Bung Karno banyak mempelajari ajaran nasionalisme yang berkembang di
kedua negara tersebut. Kita tahu, ajaran nasionalisme di kedua negara
itu sangat progressif, anti-kolonialisme, dan humanistik. kita tentu sering mendengar kata-kata Mahatma Gandhi: My nationalism is humanity. Bagi Gandhi, menjadi patriotik nasionalis adalah karena kita manusia dan mencintai kemanusiaan.
Gandhi mengajarkan bentuk nasionalisme yang lain: nasionalisme yang
hendak mengorganisir bangsa-bangsa untuk hidup sederajat dan
berdampingan dengan bangsa-bangsa lain. Kata Gandi, jalan nasionalisme
India bukanlah melayani kepicikan, egoisme, kebangsaan sempit, dan
chauvinis. Sebaliknya, nasionalisme India hendak melayani kemanusiaan.
Kita juga mengenal nasionalis progressif dari dataran Tiongkok, Sun Yat Sen. Ajarannya sangat terkenal: San-min Chu-i
(tiga prinsip Rakyat), yaitu nasionalisme, demokrasi, dan sosialisme.
Di tangan Sun Yan Set, cita-cita nasional Tiongkok hendak menggabungkan
tiga ajaran besar itu.
Kedua, ajaran marxisme. Bung Karno sangat terpengaruhi oleh marxisme.
Ia bahkan mengaku sebagai seorang marxis. Bagi Soekarno, marxisme
merupakan teori paling kompeten dalam memecahkan soal-soal sejarah,
politik, dan kemasyarakat.
Bung Karno sendiri pernah bilang, “Marxisme itulah yang membuat saya
punya nasionalisme berlainan dengan nasionalismenya nasionalis Indonesia
yang lain, dan Marxisme itulahyang membuat saya dari dulu benci
fasisme.”
Marxisme mempengaruhi analisa Bung Karno soal kolonialisme. Ia tak
melihat kolonialisme dari aspek rasialis: Suku, Agama, dan Ras. Karena
itu, nasionalisme Soekarno, karena dipengaruhi oleh marxisme, tak punya
kecenderungan sedikit pun untuk rasialis dan fasistik.

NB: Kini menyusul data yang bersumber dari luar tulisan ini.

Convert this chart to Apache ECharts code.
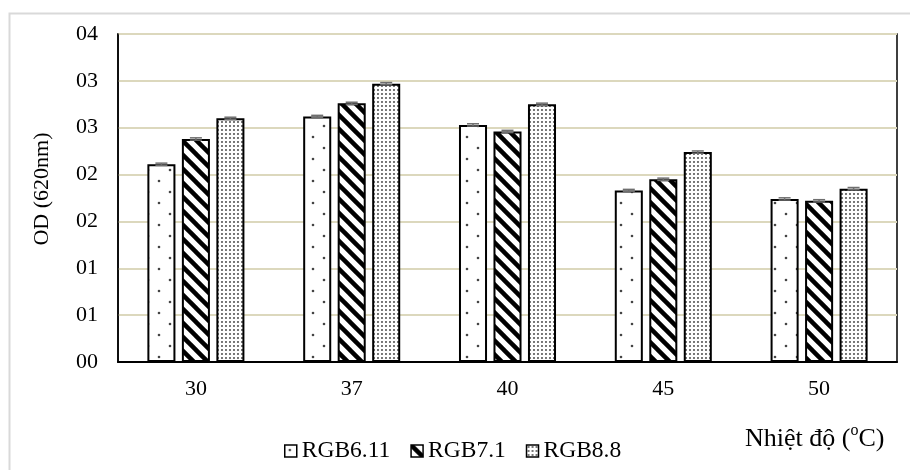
<!DOCTYPE html>
<html>
<head>
<meta charset="utf-8">
<script src="https://cdn.jsdelivr.net/npm/echarts@6/dist/echarts.min.js"></script>
<style>html,body{margin:0;padding:0;background:#fff;}#c{width:910px;height:470px;}</style>
</head>
<body>
<div id="c"></div>
<script>
// ---- data ----
const categories = ['30', '37', '40', '45', '50'];
const seriesNames = ['RGB6.11', 'RGB7.1', 'RGB8.8'];
const rgb611 = [2.11, 2.62, 2.53, 1.83, 1.74];
const rgb71 = [2.38, 2.76, 2.46, 1.95, 1.72];
const rgb88 = [2.60, 2.97, 2.75, 2.24, 1.85];
const err611 = [0.012, 0.012, 0.012, 0.012, 0.012];
const err71 = [0.012, 0.012, 0.012, 0.012, 0.012];
const err88 = [0.012, 0.012, 0.012, 0.012, 0.012];
const yTickLabels = ['00', '01', '01', '02', '02', '03', '03', '04'];
const yTickStep = 0.5;

// ---- patterns ----
function mk(w, h, draw) {
  const c = document.createElement('canvas');
  c.width = w; c.height = h;
  const g = c.getContext('2d');
  g.fillStyle = '#fff'; g.fillRect(0, 0, w, h);
  draw(g, w, h);
  return c;
}
const sparseDots = mk(22, 22, (g) => {
  g.fillStyle = '#444';
  [[5, 5], [16, 16]].forEach(([x, y]) => { g.beginPath(); g.arc(x, y, 1.3, 0, Math.PI * 2); g.fill(); });
});
const stripes = mk(14, 14, (g, s) => {
  g.strokeStyle = '#000'; g.lineWidth = 4.5;
  for (let k = -1; k <= 1; k++) {
    g.beginPath(); g.moveTo(-2, -2 + k * s); g.lineTo(s + 2, s + 2 + k * s); g.stroke();
  }
});
const denseDots = mk(4, 4, (g) => {
  g.fillStyle = '#555';
  g.beginPath(); g.arc(2, 2, 1.05, 0, Math.PI * 2); g.fill();
});
const patterns = [sparseDots, stripes, denseDots];
const values = [rgb611, rgb71, rgb88];
const errors = [err611, err71, err88];

const FONT = '"Liberation Serif", "Times New Roman", serif';
const BAR_W = 0.18, BAR_GAP = 0.23;

const series = [];
values.forEach((vals, i) => {
  series.push({
    name: seriesNames[i],
    type: 'bar',
    data: vals,
    barWidth: (BAR_W * 100) + '%',
    barGap: (BAR_GAP * 100) + '%',
    itemStyle: { color: { image: patterns[i], repeat: 'repeat' }, borderColor: '#000', borderWidth: 2 },
    emphasis: { disabled: true }
  });
});
values.forEach((vals, i) => {
  series.push({
    type: 'custom',
    name: 'err' + i,
    z: 5,
    data: vals.map((v, j) => [j, v, errors[i][j]]),
    renderItem: function (params, api) {
      const x = api.value(0), v = api.value(1), e = api.value(2);
      const band = api.size([1, 0])[0];
      const bw = band * BAR_W, gap = bw * BAR_GAP;
      const off = (i - 1) * (bw + gap);
      const top = api.coord([x, v + e]);
      const bot = api.coord([x, v - e]);
      const cx = top[0] + off;
      const cw = 6;
      const st = { stroke: '#6e6e6e', lineWidth: 1.5 };
      return {
        type: 'group',
        children: [
          { type: 'line', shape: { x1: cx, y1: top[1], x2: cx, y2: bot[1] }, style: st },
          { type: 'line', shape: { x1: cx - cw, y1: top[1], x2: cx + cw, y2: top[1] }, style: st },
          { type: 'line', shape: { x1: cx - cw, y1: bot[1], x2: cx + cw, y2: bot[1] }, style: st }
        ]
      };
    }
  });
});

const chart = echarts.init(document.getElementById('c'), null, { renderer: 'canvas' });
chart.setOption({
  animation: false,
  backgroundColor: '#fff',
  textStyle: { fontFamily: FONT },
  grid: { left: 118, top: 34, right: 13, bottom: 108, show: true, borderColor: '#000', borderWidth: 1.5, backgroundColor: 'transparent' },
  legend: {
    data: seriesNames,
    left: 279, top: 434,
    itemWidth: 12, itemHeight: 12, itemGap: 20,
    icon: 'rect',
    itemStyle: { borderColor: '#000', borderWidth: 1.5 },
    textStyle: { fontFamily: FONT, fontSize: 23.5, color: '#000', padding: [0, 0, 0, 0] }
  },
  xAxis: {
    type: 'category',
    data: categories,
    axisLine: { lineStyle: { color: '#000', width: 2 } },
    axisTick: { show: false },
    axisLabel: { color: '#000', fontSize: 22, fontFamily: FONT, margin: 16 }
  },
  yAxis: {
    type: 'value',
    min: 0, max: 3.5, interval: yTickStep,
    axisLine: { show: true, lineStyle: { color: '#000', width: 1.5 } },
    axisTick: { show: false },
    splitLine: { lineStyle: { color: '#dcd8bd', width: 2 } },
    axisLabel: { color: '#000', fontSize: 22, fontFamily: FONT, margin: 20,
      formatter: (v) => yTickLabels[Math.round(v / yTickStep)] }
  },
  graphic: [
    { type: 'rect', left: 7, top: 11, shape: { width: 920, height: 480 }, style: { fill: 'none', stroke: '#d9d9d9', lineWidth: 2 }, silent: true, z: -10 },
    { type: 'text', x: 42, y: 189, rotation: Math.PI / 2, style: { text: 'OD (620nm)', font: '22px ' + FONT, fill: '#000', align: 'center', verticalAlign: 'middle' } },
    { type: 'text', left: 745, top: 420, style: {
        text: '{a|Nhiệt độ (}{s|o}{a|C)}',
        rich: { a: { fontSize: 26, fontFamily: FONT, fill: '#000', lineHeight: 32, verticalAlign: 'bottom' },
                s: { fontSize: 16, fontFamily: FONT, fill: '#000', lineHeight: 32, verticalAlign: 'top', padding: [3, 0, 0, 0] } } } }
  ],
  series: series
});
</script>
</body>
</html>
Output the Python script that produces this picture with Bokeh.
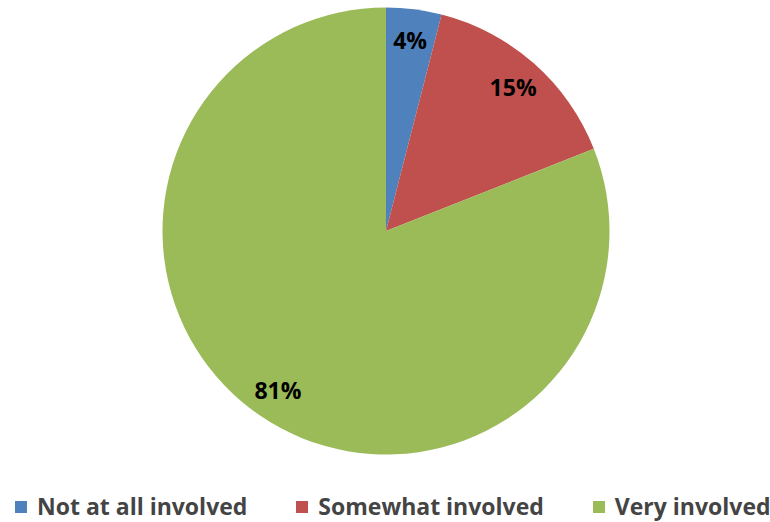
import math
from bokeh.plotting import figure
from bokeh.models import ColumnDataSource, Range1d, Legend, LegendItem
from bokeh.core.properties import value
from bokeh.embed import file_html
from bokeh.resources import INLINE

categories = ["Not at all involved", "Somewhat involved", "Very involved"]
shares = [4, 15, 81]
colors = ["#4F81BD", "#C0504D", "#9BBB59"]

W, H = 770, 522
cx, cy = 385.5, 522 - 230.5
R = 223.5

total = sum(shares)
starts, ends, lx, ly, labels = [], [], [], [], []
acc = 0.0
for s in shares:
    a0 = math.pi / 2 - 2 * math.pi * acc / total
    a1 = math.pi / 2 - 2 * math.pi * (acc + s) / total
    starts.append(a0)
    ends.append(a1)
    mid = (a0 + a1) / 2
    lx.append(cx + 0.86 * R * math.cos(mid))
    ly.append(cy + 0.86 * R * math.sin(mid))
    labels.append(f"{s}%")
    acc += s

src = ColumnDataSource(dict(cat=categories, start=starts, end=ends, color=colors,
                            lx=lx, ly=ly, label=labels,
                            x=[cx] * 3, y=[cy] * 3))

p = figure(width=W, height=H, output_backend="svg", toolbar_location=None,
           x_range=Range1d(0, W), y_range=Range1d(522 - H, 522),
           min_border=0, outline_line_color=None)
p.axis.visible = False
p.grid.visible = False
p.background_fill_color = "white"
p.border_fill_color = "white"

r = p.wedge(x="x", y="y", radius=R, start_angle="start", end_angle="end",
            direction="clock", fill_color="color", line_color=None, source=src)

p.text(x="lx", y="ly", text="label", source=src, text_align="center",
       text_baseline="middle", text_font=value("Open Sans"),
       text_font_style="bold", text_font_size="23px", text_color="black")

items = [LegendItem(label=c, renderers=[r], index=i) for i, c in enumerate(categories)]
legend = Legend(items=items, orientation="horizontal", location=(13, 0),
                border_line_color=None, background_fill_alpha=0,
                glyph_width=15, glyph_height=15, label_standoff=9, spacing=47,
                padding=0, margin=0, label_text_font="Open Sans",
                label_text_font_style="bold", label_text_font_size="23px",
                label_height=22, label_text_baseline="middle")
p.add_layout(legend)

open("out.html", "w").write(file_html(p, INLINE))
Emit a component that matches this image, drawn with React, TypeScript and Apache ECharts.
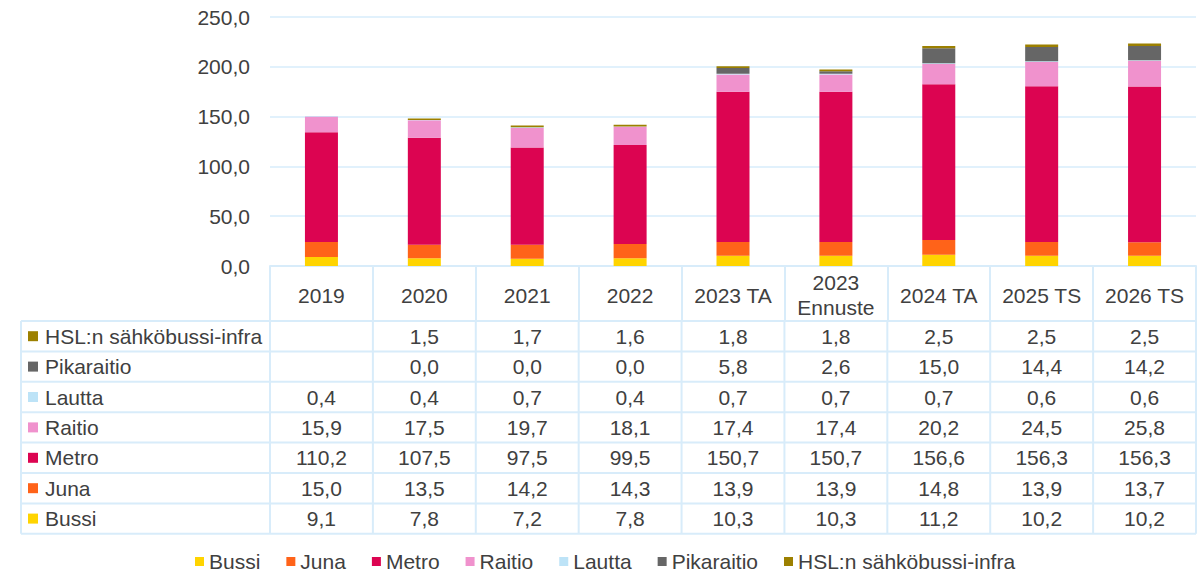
import React, { useEffect, useRef } from "react";
import * as echarts from "echarts";

const categories = ["2019", "2020", "2021", "2022", "2023 TA", "2023\nEnnuste", "2024 TA", "2025 TS", "2026 TS"];
const seriesNames = ["Bussi", "Juna", "Metro", "Raitio", "Lautta", "Pikaraitio", "HSL:n sähköbussi-infra"];
const colors = ["#FFD400", "#FF6319", "#DC0451", "#F092CD", "#BDE3F7", "#666666", "#9C8000"];
const bussi = [9.1, 7.8, 7.2, 7.8, 10.3, 10.3, 11.2, 10.2, 10.2];
const juna = [15.0, 13.5, 14.2, 14.3, 13.9, 13.9, 14.8, 13.9, 13.7];
const metro = [110.2, 107.5, 97.5, 99.5, 150.7, 150.7, 156.6, 156.3, 156.3];
const raitio = [15.9, 17.5, 19.7, 18.1, 17.4, 17.4, 20.2, 24.5, 25.8];
const lautta = [0.4, 0.4, 0.7, 0.4, 0.7, 0.7, 0.7, 0.6, 0.6];
const pikaraitio = [null, 0.0, 0.0, 0.0, 5.8, 2.6, 15.0, 14.4, 14.2];
const hsl = [null, 1.5, 1.7, 1.6, 1.8, 1.8, 2.5, 2.5, 2.5];
const yTicks = { min: 0, max: 250, interval: 50 };

const FONT = "'Liberation Sans', Arial, sans-serif";
const TEXT = "#404040";
const BORDER = "#D8ECFA";
const FS = 21;

const fmt = (v: number | null) => (v === null || v === undefined ? "" : v.toFixed(1).replace(".", ","));

export default function App() {
  const ref = useRef<HTMLDivElement>(null);
  useEffect(() => {
    if (!ref.current) return;
    const chart = echarts.init(ref.current, undefined, { renderer: "svg" });
    const data = [bussi, juna, metro, raitio, lautta, pikaraitio, hsl];
    const gridLeft = 270;
    const gridRight = 5;
    const gridTop = 17;
    const gridBottom = 307;
    const headerH = 55;
    const rowH = 30.4;
    chart.setOption({
      animation: false,
      textStyle: { fontFamily: FONT },
      color: colors,
      grid: { left: gridLeft, right: gridRight, top: gridTop, bottom: gridBottom, containLabel: false },
      legend: {
        top: 546,
        left: 190,
        icon: "rect",
        itemWidth: 9,
        itemHeight: 9,
        itemGap: 26,
        textStyle: { fontSize: FS, color: TEXT, fontFamily: FONT },
        data: seriesNames,
      },
      xAxis: {
        type: "category",
        data: categories,
        axisLine: { show: true, lineStyle: { color: BORDER, width: 2 } },
        axisTick: { show: true, length: headerH, lineStyle: { color: BORDER, width: 2 } },
        axisLabel: {
          interval: 0,
          margin: 29,
          verticalAlign: "middle",
          fontSize: FS,
          lineHeight: 25,
          color: TEXT,
          fontFamily: FONT,
        },
      },
      yAxis: {
        type: "value",
        min: yTicks.min,
        max: yTicks.max,
        interval: yTicks.interval,
        axisLine: { show: false },
        axisTick: { show: false },
        axisLabel: {
          margin: 20,
          fontSize: FS,
          color: TEXT,
          fontFamily: FONT,
          formatter: (v: number) => v.toFixed(1).replace(".", ","),
        },
        splitLine: { lineStyle: { color: "#E1F1FC", width: 2 } },
      },
      series: seriesNames.map((name, i) => ({
        name,
        type: "bar",
        stack: "total",
        barWidth: 33,
        data: data[i],
        itemStyle: { color: colors[i] },
      })),
    });

    const w = chart.getWidth();
    const h = chart.getHeight();
    const x1 = w - gridRight;
    const axisY = h - gridBottom;
    const tableTop = axisY + headerH;
    const leftX = 21;
    const c0 = chart.convertToPixel({ xAxisIndex: 0 }, 0) as number;
    const c1 = chart.convertToPixel({ xAxisIndex: 0 }, 1) as number;
    const band = c1 - c0;
    const rows = [6, 5, 4, 3, 2, 1, 0];
    const els: any[] = [];
    for (let k = 0; k <= rows.length; k++) {
      const y = tableTop + k * rowH;
      els.push({ type: "line", shape: { x1: leftX, y1: y, x2: x1, y2: y }, style: { stroke: BORDER, lineWidth: 2 } });
    }
    els.push({ type: "line", shape: { x1: leftX, y1: tableTop, x2: leftX, y2: tableTop + rows.length * rowH }, style: { stroke: BORDER, lineWidth: 2 } });
    for (let i = 0; i <= categories.length; i++) {
      const x = c0 - band / 2 + i * band;
      els.push({ type: "line", shape: { x1: x, y1: tableTop, x2: x, y2: tableTop + rows.length * rowH }, style: { stroke: BORDER, lineWidth: 2 } });
    }
    rows.forEach((si, k) => {
      const cy = tableTop + k * rowH + rowH / 2;
      els.push({ type: "rect", shape: { x: 28, y: cy - 5, width: 10, height: 10 }, style: { fill: colors[si] } });
      els.push({
        type: "text",
        x: 45,
        y: cy,
        style: { text: seriesNames[si], fontSize: FS, fill: TEXT, fontFamily: FONT, align: "left", verticalAlign: "middle" },
      });
      data[si].forEach((v, ci) => {
        const cx = chart.convertToPixel({ xAxisIndex: 0 }, ci) as number;
        els.push({
          type: "text",
          x: cx,
          y: cy,
          style: { text: fmt(v as number | null), fontSize: FS, fill: TEXT, fontFamily: FONT, align: "center", verticalAlign: "middle" },
        });
      });
    });
    chart.setOption({ graphic: els });
    return () => chart.dispose();
  }, []);
  return <div ref={ref} style={{ position: "absolute", left: 0, top: 0, width: 1201, height: 573 }} />;
}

Bung Karno melihat kolonialisme, juga imperialisme, sebagai bentuk-bentuk akumulasi dari kapitalisme. Dalam pidato pembelaannya, Indonesia Menggugat,
ia mengatakan, nafsu akumulasi kapitalisme telah mendorongnya merampas
negeri-negeri lain dan mengubahnya menjadi jajahan; dan dari situ mereka
mengambil bekal industri, mendorong daerah-daerah pasar bagi hasil
industrinya, dan menciptakan lapangan baru bagi bergeraknya modal
mereka.
Namun, marxisme mempengaruhi Bung Karno sangat jauh. Ia menyadari,
menghilangkan kolonialisme tanpa menghilangkan kapitalisme sama saja
dengan omong-kosong. Itu sama dengan anekdok: keluar dari mulut singa,
masuk ke mulut buaya.
Karena itu, perjuangan pokok bangsa Indonesia tidaklah sekedar
anti-kolonialisme, tetapi harus mengarah pada anti-kapitalisme. Ia tak
hanya melawan kapitalisme bangsa lain, tetapi juga harus mencegah
kapitalisme bangsa sendiri.
Nasionalisme eropa dan Indonesia
Bung Karno membedakan antara nasionalisme eropa dan dunia timur
(jajahan). Bagi Bung Karno, nasionalisme eropa adalah suatu nasionalisme
yang bersifat serang-menyerang, suatu nasionalisme yang mengejar
keperluan sendiri, suatu nasionalisme perdagangan yang untung atau rugi.
Kenapa bisa begitu? Sebab, nasionalisme eropa memang digerakkan oleh
nafsu kapitalisme. Karl Marx dalam Manifesto Komunis (1848) menjelaskan,
“Kebutuhan akan pasar yang senantiasa meluas untuk barang-barang
hasilnya mengejar borjuasi ke seluruh muka bumi. Ia harus bersarang di
mana-mana, bertempat di mana-mana, mengadakan hubungan-hubungan di
mana-mana.”
Bagi borjuis di eropa, negara nasional tak lain sebagai peralatan
mereka untuk menopang proses akumulasi, yaitu perluasan pasar, pencarian
bahan mentah, tenaga kerja murah, dan pencarian sirkuit baru bagi
akumulasi kapital.
Namun, berbeda halnya dengan nasionalisme di dunia timur (jajahan).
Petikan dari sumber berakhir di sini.